Writing an explicit expression for the likelihood function can be quite complex (depending on the probability $P$). To simplify the function, we typically take its logarithm, which allows us to convert the product of probabilities into a sum of logarithms. The resultant function is called the **log likelihood:**

$$l(\theta \mid X) = \log \mathcal{L}(\theta \mid X) = \sum_{i=1}^n \log{(P(x_i \mid \theta))}$$

Maximizing the log likelihood is the same as maximizing the likelihood, since the logarithm function is monotonically increasing.

To find the parameters $\theta$ that maximize the (log) likelihood, all we need to do is to compute the derivatives of the (log) likelihood with respect to each parameter in $\theta$, set it to zero, and then solve the resultant system of equations.

## Example

There are 10 balls in a bag. Each ball is either red or green. Let $\theta$ be the number of red balls. In order to estimate $\theta$, we draw 5 balls with replacement out of the bag, replacing each one before drawing the next. The balls that we get are "red", "red", "green", "red" and "green" (in that order). What is the maximum likelihood estimate (MLE) for $\theta$?
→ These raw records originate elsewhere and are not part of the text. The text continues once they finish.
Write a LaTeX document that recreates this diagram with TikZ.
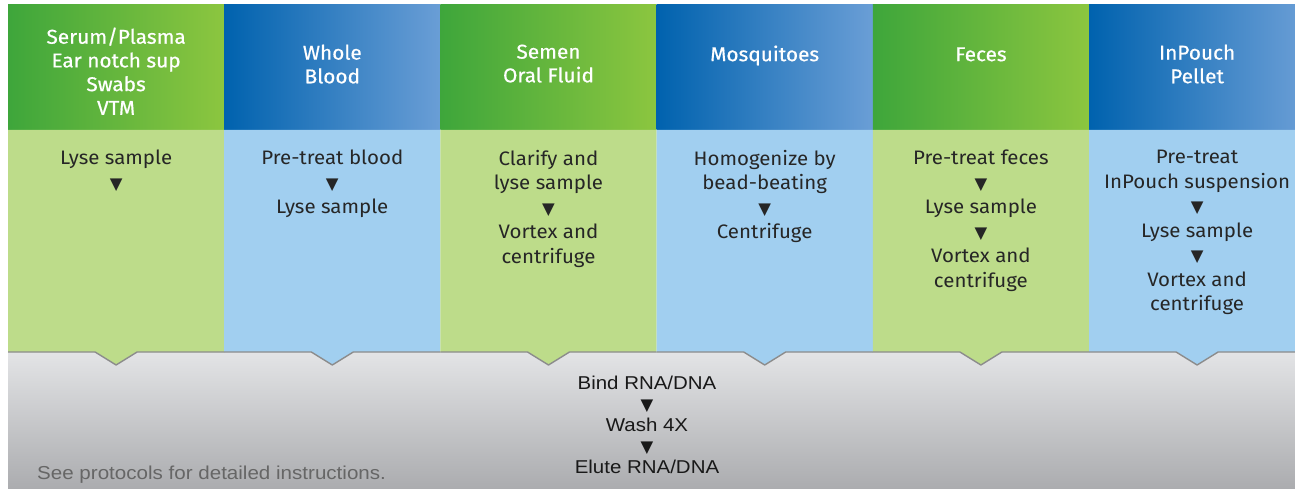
\documentclass[tikz,border=0pt]{standalone}
\usepackage{fontspec}
\setmainfont{Fira Sans}[FakeStretch=1.05]
\newfontfamily\headfont{Fira Sans}[FakeStretch=1.04,FakeBold=0.6]
\newfontfamily\bandfont{Liberation Sans}[FakeStretch=1.1]
\newfontfamily\symfont{DejaVu Sans}
\usetikzlibrary{positioning,calc}

\definecolor{hdLgreen}{HTML}{3EA63B}
\definecolor{hdRgreen}{HTML}{8CC63F}
\definecolor{hdLblue}{HTML}{0062AE}
\definecolor{hdRblue}{HTML}{6A9ED6}
\definecolor{bodygreen}{HTML}{BDDC8A}
\definecolor{bodyblue}{HTML}{A1CFF0}
\definecolor{bandtop}{HTML}{E3E4E6}
\definecolor{bandbot}{HTML}{ABACAF}

\newcommand{\dn}{{\symfont\fontsize{16.5}{16.5}\selectfont ▼}}

\begin{document}
\begin{tikzpicture}[x=1pt,y=-1pt,
  head/.style={anchor=north,align=center,text=white,inner sep=0pt,
    font=\headfont\fontsize{20}{23.7}\selectfont,execute at begin node=\strut},
  task/.style={anchor=north,align=center,text=black!85,inner sep=0pt,
    font=\fontsize{19.5}{24.5}\selectfont,execute at begin node=\strut},
  band/.style={anchor=north,align=center,text=black!90,inner sep=0pt,
    font=\bandfont\fontsize{18.6}{21}\selectfont,execute at begin node=\strut},
  rim/.style={draw=black!45,line width=1.4pt,line join=round}
]
  \fill[white] (0,0) rectangle (1295,489);
  \useasboundingbox (0,0) rectangle (1295,489);
  % grey band under the columns
  \shade[top color=bandtop,bottom color=bandbot] (8,352) rectangle (1295,489);
  \begin{scope}
    \clip (0,0) rectangle (1295,489);
    \foreach \i/\kind in {1/green,2/blue,3/green,4/blue,5/green,6/blue} {
      \pgfmathsetmacro\xl{8+(\i-1)*216.2}
      \pgfmathsetmacro\xr{\xl+216.2}
      \pgfmathsetmacro\xm{\xl+108.1}
      \coordinate (c\i) at (\xm,0);
      \shade[left color=hdL\kind,right color=hdR\kind] (\xl,5) rectangle (\xr,130);
      \fill[body\kind] (\xl,130) -- (\xr,130) -- (\xr,352) -- (\xm+21,352)
        -- (\xm,365) -- (\xm-21,352) -- (\xl,352) -- cycle;
      \draw[rim] (\xl,352) -- (\xm-21,352) -- (\xm,365) -- (\xm+21,352) -- (\xr,352);
    }
  \end{scope}

  % sample types
  \node[head] (h1) at ($(c1)+(0,27.4)$) {Serum/Plasma\\Ear notch sup\\Swabs\\VTM};
  \node[head] (h2) at ($(c2)+(0,44.4)$) {Whole\\Blood};
  \node[head] (h3) at ($(c3)+(0,44.4)$) {Semen\\Oral Fluid};
  \node[head] (h4) at ($(c4)+(0,44.4)$) {Mosquitoes};
  \node[head] (h5) at ($(c5)+(0,44.4)$) {Feces};
  \node[head] (h6) at ($(c6)+(0,44.4)$) {InPouch\\Pellet};

  % pre-treatment steps
  \node[task] (b1) at ($(c1)+(0,149.9)$) {Lyse sample\\\dn};
  \node[task] (b2) at ($(c2)+(0,149.9)$) {Pre-treat blood\\\dn\\Lyse sample};
  \node[task] (b3) at ($(c3)+(0,149.9)$) {Clarify and\\lyse sample\\\dn\\Vortex and\\centrifuge};
  \node[task] (b4) at ($(c4)+(0,149.9)$) {Homogenize by\\bead-beating\\\dn\\Centrifuge};
  \node[task] (b5) at ($(c5)+(0,149.9)$) {Pre-treat feces\\\dn\\Lyse sample\\\dn\\Vortex and\\centrifuge};
  \node[task] (b6) at ($(c6)+(0,149.9)$) {Pre-treat\\InPouch suspension\\\dn\\Lyse sample\\\dn\\Vortex and\\centrifuge};

  % common extraction
  \node[band] (common) at (647,375.5) {Bind RNA/DNA\\\dn\\Wash 4X\\\dn\\Elute RNA/DNA};
  \node[anchor=base west,inner sep=0pt,text=black!60,
    font=\bandfont\fontsize{18.7}{21}\selectfont] (note) at (37,479) {See protocols for detailed instructions.};
\end{tikzpicture}
\end{document}
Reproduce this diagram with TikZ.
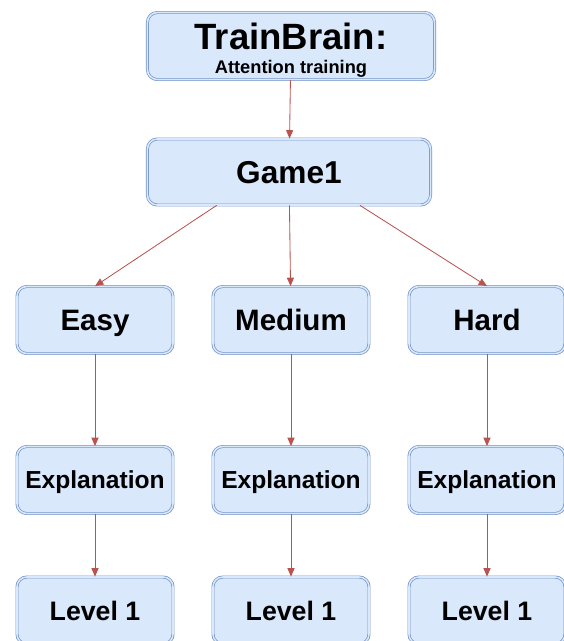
\documentclass[tikz,border=0pt]{standalone}
\usepackage{fontspec}
\setmainfont{Liberation Sans}
\usetikzlibrary{arrows.meta,calc}
\definecolor{boxfill}{HTML}{DAE8FC}
\definecolor{boxline}{HTML}{7393C6}
\definecolor{arrowred}{HTML}{B85450}

\begin{document}
\begin{tikzpicture}[x=0.025cm, y=-0.025cm,
    every node/.append style={draw=boxline, double=boxfill, double distance=1.1pt, line width=0.5pt,
        fill=boxfill, rounded corners=7pt, font=\bfseries, inner sep=0pt, align=center},
    stage/.style={minimum width=3.9cm, minimum height=1.675cm, text depth=0pt},
    level/.style={stage, font=\bfseries\fontsize{21}{24}\selectfont, text height=15pt},
    expl/.style={stage, font=\bfseries\fontsize{17.5}{20}\selectfont, text height=12.6pt},
    lvl/.style={stage, font=\bfseries\fontsize{19}{22}\selectfont, text height=13.7pt},
    arr/.style={draw=arrowred, line width=0.6pt, -{Triangle[length=6pt,width=5pt]}}]
    \useasboundingbox (0,0) rectangle (564,641);

    \node[minimum width=7.175cm, minimum height=1.675cm] (top) at (291,46)
        {\fontsize{26}{26}\selectfont\rule{0pt}{24.5pt}TrainBrain:\\[5pt]\fontsize{13}{15}\selectfont Attention training};
    \node[stage, minimum width=7.075cm, minimum height=1.65cm, font=\bfseries\fontsize{22.5}{26}\selectfont,
        text height=16.2pt] (game) at (289,172) {Game1};

    \node[level] (easy) at (95,320) {Easy};
    \node[level] (medium) at (291,320) {Medium};
    \node[level] (hard) at (487,320) {Hard};

    \node[expl] (explEasy) at (95,480) {Explanation};
    \node[expl] (explMedium) at (291,480) {Explanation};
    \node[expl] (explHard) at (487,480) {Explanation};

    \node[lvl] (levelEasy) at (95,610.5) {Level 1};
    \node[lvl] (levelMedium) at (291,610.5) {Level 1};
    \node[lvl] (levelHard) at (487,610.5) {Level 1};

    \draw[arr] (top) -- (game);
    \draw[arr] ($(game.south west)!0.245!(game.south east)$) -- (easy.north);
    \draw[arr] (game) -- (medium);
    \draw[arr] ($(game.south west)!0.75!(game.south east)$) -- (hard.north);

    \draw[arr] (easy) -- (explEasy);
    \draw[arr] (medium) -- (explMedium);
    \draw[arr] (hard) -- (explHard);

    \draw[arr] (explEasy) -- (levelEasy);
    \draw[arr] (explMedium) -- (levelMedium);
    \draw[arr] (explHard) -- (levelHard);
\end{tikzpicture}
\end{document}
To answer this question, we first need to write the likelihood function of $\theta$. According to our previous definitions, the likelihood of $\theta$ is the probability of getting this specific sequence of colors (our "data points"), or in mathematical notations:

$$\mathcal{L}(\theta) = P(\text{red, red, green, red, green} \mid \theta)$$

Since we have $\theta$ red balls out of 10 in the bag, the probability of drawing a red ball from the bag is $\theta$/10 and the probability of drawing a green ball from the bag is $\frac{10-\theta}{10}$.

Therefore, the probability of getting this specific sequence of colors is:

$$\mathcal{L}(\theta) = (\frac{\theta}{10})^3 (\frac{10-\theta}{10})^2 $$

To simplify this function, we take its logarithm to obtain the log likelihood:

$$l(\theta) = \text{log} \mathcal{L}(\theta) = 3(\text{log} \theta - \text{log} 10) + 2 (\text{log}(10 - \theta) - \text{log}10) = 3 \text{log}\theta + 2 \text{log}(10-\theta) - 5 \text{log}10 $$

We now compute the derivative of the log likelihood and set it to $0$:

$$\frac{\partial{l}}{\partial{\theta}} = \frac{3}{\theta} - \frac{2}{10-\theta} = 0$$

Therefore we get:

$$3(10-\theta) = 2\theta \Rightarrow 5\theta = 30 \Rightarrow \theta=6$$

The model that best explains our data states that we have 6 red balls in the bag out of 10. This result meets our expectation, since in our experiment we drew from the bag 3 red balls out of 5 random balls.

## Estimating the Parameters of a Normal Distribution

Assume that we have $n$ sample points generated from a one-dimensional Gaussian distribution, and we would like to find the parameters of this distribution $\mu$ and $\sigma$.

In this case, the likelihood of the parameters $\mu$ and $\sigma$ is given by the probability density function (PDF) of the normal distribution:

$$\mathcal{L}(\mu, \sigma \mid X) = \prod_{i=1}^n \frac{1}{\sqrt{2\pi} \sigma} \text{exp} (-\frac{(x_i - \mu)^2}{2\sigma^2})$$

Therefore, the log likelihood is:

$$l(\mu, \sigma \mid X) = \sum_{i=1}^n \text{log} [\frac{1}{\sqrt{2\pi} \sigma} \text{exp} (-\frac{(x_i - \mu)^2}{2\sigma^2})] = n \text{log} \frac{1}{\sqrt{2\pi} \sigma} - \sum_{i=1}^n \frac{(x_i - \mu)^2}{2\sigma^2} = -\sum_{i=1}^n \frac{(x_i - \mu)^2}{2\sigma^2} - n \text{log}\sigma - \frac{n}{2} \text{log}(2\pi)$$

To find the parameters $\mu$ and $\sigma$ that yield the maximum likelihood, we now take the partial derivatives of the log likelihood with respect to each one of them and set them to $0$.
First, we take the partial derivative of the log likelihood with respect to $\mu$:

$$\frac{\partial{l}}{\partial{\mu}} = - \sum_{i=1}^n \frac{-2(x_i - \mu)}{2\sigma^2} = \frac{1}{\sigma^2} \sum_{i=1}^n (x_i - \mu) = 0
\\
\Rightarrow \sum_{i=1}^n x_i - n\mu = 0
\\
\Rightarrow \mu = \frac{\sum_{i=1}^n x_i}{n}$$

As expected, we get that the best mean that describes our data is just the sample mean of the given data points!

We now do the same for $\sigma$:

$$\frac{\partial{l}}{\partial{\sigma}} = - \sum_{i=1}^n \frac{-2(x_i - \mu)^2}{2\sigma^3} -\frac{n}{\sigma} = \sum_{i=1}^n \frac{(x_i - \mu)^2}{\sigma^3} - \frac{n}{\sigma} = 0
\\
\Rightarrow \frac{1}{\sigma^3} \sum_{i=1}^n (x_i - \mu)^2 = \frac{n}{\sigma}
\\
\Rightarrow \sigma = \sqrt{\frac{\sum_{i=1}^n (x_i - \mu)^2}{n}}$$

Similarly, we get that the MLE of $\sigma$ is just the standard deviation of our sample points.